Hijo del desierto es una novela corta o nouvelle, una narración que se ubica entre la novela y el cuento, carente del volumen de la primera, pero con mucho mayor descripción de conflictos y desenlaces que el segundo. El texto da cuenta de las vicisitudes de Fidencio Peña, un humilde poblador de Valle Seco, quien, cansado de la miseria y de los problemas constantes en su familia, un día se armó de valor y decidió partir de su arenal para colonizar otras arenas. Asumió que las discusiones con su mujer y las constantes enfermedades de su hija eran producto de la pobreza, así que esta breve migración significó para él una supuesta ruptura con el infortunio. Esta novela puede considerarse como un canto a las frustraciones de la existencia. Si bien el protagonista intenta de todo para revertir su destino, el desierto le impide salir de su vientre de tórridas arenas.

El mundo representado en la novela parece haber sido sacado de un universo onírico o pesadillesco, muy cercano a lo real maravilloso, categoría propuesta por Alejo Carpentier. Esta categoría plantea la existencia de eventos extraordinarios, buenos o malos, a partir de elementos que forman parte de la cotidianidad. Hijo del desierto tiene mucho de esta perspectiva, pues hace que parezca natural lo que a todas luces resulta extraordinario o insufrible. Esto ocurre, por ejemplo, en los sucesos hiperbólicos que dan cuenta del trabajo incesante de Fidencio en un humilde aserradero, cuando sostiene una titánica gresca con un teniente del ejército o cuando su moribunda hija sana milagrosamente, en pleno acto de migración, gracias al sol inclemente del desierto. 

La historia que relata la novela es lineal y no presenta mayores artificios argumentales. Sin embargo, lo que impide que sea una historia más sobre elementos costumbristas o geográficos, es el acertado empleo del lenguaje. Este pasa de ser un simple medio de representación a convertirse en un poderoso elemento de recreación, es decir, se convierte en otro personaje principal de la obra. Esto le permite al autor enunciar los espacios y la naturaleza de las acciones a partir de la propia conciencia del narrador. Por eso el mundo representado parece tener límites borrosos, propios del sueño. Miguel Arbildo ha logrado configurar un lenguaje poético de gran factura, conveniente en todo momento a las intenciones de su narración. Es el lenguaje de la desesperanza; el lector no puede dejar de angustiarse con las emociones que recrea. Esto ocurre en el siguiente monólogo de Fidencio, cuando no sabe si su hija, que descansa en sus brazos, se encuentra muerta o dormida: 

“Pero en el borroso camino, vi que mi hija cargada en mis brazos parecía no respirar. Quien sabe se había desvanecido bajo el peso del calor. El coraje se me vino al suelo y tuve enseguida que recogerlo para chantármelo a la mala. Luego pensé, escondiendo mi mala sospecha: mi hija solo está dormidita, es eso” (p. 17). 
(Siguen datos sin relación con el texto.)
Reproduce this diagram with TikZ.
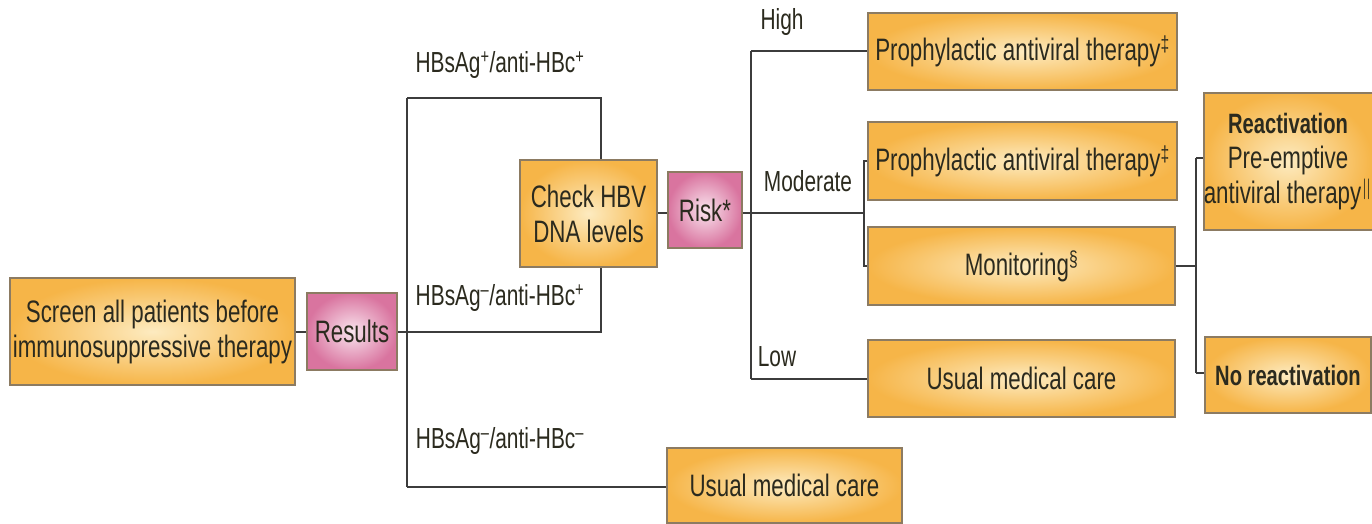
\documentclass[tikz,border=0pt]{standalone}
\usepackage{fontspec}
\setmainfont{Liberation Sans}[FakeStretch=0.72]
\definecolor{orin}{HTML}{FDEBC0}
\definecolor{orout}{HTML}{F6B548}
\definecolor{pkin}{HTML}{F9E4EE}
\definecolor{pkout}{HTML}{D9749F}
\definecolor{bord}{HTML}{8C7B62}
\definecolor{ln}{HTML}{3C3C3C}
\definecolor{txt}{HTML}{2B2A1E}
\newcommand{\bolder}[1]{{\fontsize{28}{35}\selectfont\bfseries #1}}
\begin{document}
\begin{tikzpicture}[x=1pt,y=-1pt,
  box/.style={draw=bord, line width=1.4pt, inner color=orin, outer color=orout, text=txt,
    align=center, inner sep=0pt, font=\fontsize{31}{35}\selectfont},
  pbox/.style={box, inner color=pkin, outer color=pkout},
  conn/.style={draw=ln, line width=2pt},
  lab/.style={text=txt, inner sep=0pt, font=\fontsize{29}{33}\selectfont}]
\useasboundingbox[fill=white] (0,0) rectangle (1372,524);
% boxes
\node[box, minimum width=285, minimum height=107] (screen) at (152.5,331.5) {Screen all patients before\\immunosuppressive therapy};
\node[pbox, minimum width=90, minimum height=77] (results) at (352,331.5) {Results};
\node[box, minimum width=137, minimum height=107] (check) at (588.5,213.5) {Check HBV\\DNA levels};
\node[pbox, minimum width=74, minimum height=76] (risk) at (705,210) {Risk*};
\node[box, minimum width=309, minimum height=77] (high) at (1022.5,51.5) {Prophylactic antiviral therapy\textsuperscript{‡}};
\node[box, minimum width=309, minimum height=78] (mod) at (1022.5,161) {Prophylactic antiviral therapy\textsuperscript{‡}};
\node[box, minimum width=307, minimum height=78] (mon) at (1021.5,266) {Monitoring\textsuperscript{§}};
\node[box, minimum width=307, minimum height=77] (low) at (1021.5,378.5) {Usual medical care};
\node[box, minimum width=166, minimum height=137] (react) at (1288,161.5) {\bolder{Reactivation}\\Pre-emptive\\antiviral therapy\textsuperscript{$\|$}};
\node[box, minimum width=166, minimum height=76] (norea) at (1288,375) {\bolder{No reactivation}};
\node[box, minimum width=235, minimum height=75] (usual) at (784.5,485.5) {Usual medical care};
% labels
\node[lab] (l1) at (500,65) {HBsAg\textsuperscript{+}/anti-HBc\textsuperscript{+}};
\node[lab] (l2) at (500,298) {HBsAg\textsuperscript{–}/anti-HBc\textsuperscript{+}};
\node[lab] (l3) at (500,441) {HBsAg\textsuperscript{–}/anti-HBc\textsuperscript{–}};
\node[lab] (lh) at (782,22) {High};
\node[lab] (lm) at (808,181) {Moderate};
\node[lab] (ll) at (777,357) {Low};
% coordinates
\coordinate (a1) at (407,98);
\coordinate (a2) at (407,331.5);
\coordinate (a3) at (407,487);
\coordinate (b1) at (601,98);
\coordinate (b2) at (601,331.5);
\coordinate (r1) at (751,51.5);
\coordinate (r2) at (751,213);
\coordinate (r3) at (751,378.5);
\coordinate (m1) at (864,161);
\coordinate (m2) at (864,213);
\coordinate (m3) at (864,266);
\coordinate (s1) at (1196,158);
\coordinate (s2) at (1196,266);
\coordinate (s3) at (1196,373);
% connectors
\draw[conn] (screen.east) -- (results.west);
\draw[conn] (results.east) -- (a2);
\draw[conn] (a1) -- (a3);
\draw[conn] (a1) -- (b1) -- (b1 |- check.north);
\draw[conn] (a2) -- (b2) -- (b2 |- check.south);
\draw[conn] (a3) -- (a3 -| usual.west);
\draw[conn] (check.east |- r2) -- (risk.west |- r2);
\draw[conn] (risk.east |- r2) -- (r2);
\draw[conn] (r1) -- (r3);
\draw[conn] (r1) -- (high.west);
\draw[conn] (r2) -- (m2);
\draw[conn] (r3) -- (low.west);
\draw[conn] (mod.west) -- (m1) -- (m3) -- (mon.west);
\draw[conn] (mon.east) -- (s2);
\draw[conn] (s1) -- (s3);
\draw[conn] (s1) -- (s1 -| react.west);
\draw[conn] (s3) -- (s3 -| norea.west);
\end{tikzpicture}
\end{document}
Según el comentario de contratapa del libro, “el habla rústica y coloquial del lugareño es elevada a un nivel artístico”. Me parece que esto ocurre con todas las buenas historias, pero en el libro de Arbildo hay algo más: el narrador le configura un lenguaje angustiante, preciso para la extensión del texto. Un reto para el autor consiste ahora en evaluar si este lenguaje poético, personal e íntimo, propio de universos cerrados y breves, puede servir para orquestar una historia más extensa. En todo caso, según lo pudimos comprobar, la narración corta le queda bien.

En síntesis, este es un buen primer libro que sorprende por sus muchos aciertos. Arbildo se encuentra muy cerca de construir un estilo personalísimo. Y eso constituye un sello de indeleble originalidad. En otras palabras, Hijo del desierto no hace sino confirmar el excelente estado de salud por el que atraviesa la prosa liberteña. Salud por eso.